NORMAN — Dear Dr. Fox: I find myself in search of a 1- or 2-year-old dog to adopt and bring into my heart. I have always had purebreds, so I thought this would be the time to help. Well, so far it’s for naught. I found a dog on a rescue website and he was a thousand miles away, so I had him driven up, only to find out he had been misrepresented. He had severe separation anxiety and acted like he had never been in a house. He kept trying to get out a window, so I made the decision to send him back and lose the transport fee.
That is my problem: All the dogs advertised locally seem to be in Texas or elsewhere. Is that what it’s come to — having to choose a companion from a photo and phone call? Then the rescue groups expect you to deal with all the animal’s issues, and it’s your fault if it fails. Dogs in local pounds have not been tested like those in foster homes, so I don’t really want to bring in a dog I cannot trust.
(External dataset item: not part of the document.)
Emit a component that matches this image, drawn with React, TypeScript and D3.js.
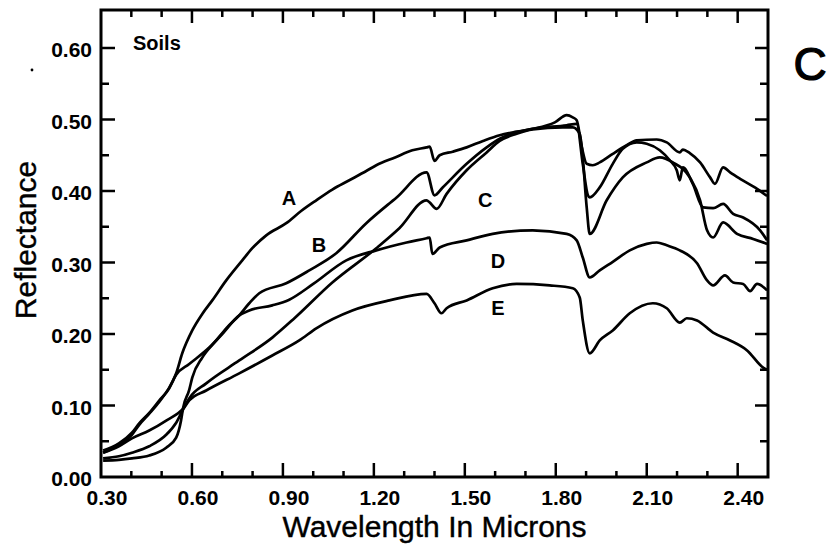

Please help. Is there a better solution to my wanting a mutt? This cannot be good for the poor dogs.
— L.W., Pawcatuck, Conn.
Dear L.W: First of all, I appreciate your dedication to rescuing a dog. It sounds like your first experience was with a puppy-mill breeder’s dog who spent all his or her life in a cage or pen and was never properly socialized. As I document in my book “Inhumane Society: The American Way of Exploiting Animals,” these commercial puppy breeding operations are an abomination and should be outlawed. But money rules in this culture of mammon, so I advise all prospective dog owners to adopt from the shelter or visit a local, in-home breeder to see the facilities and the pups’ parents. Never buy online or from a pet store.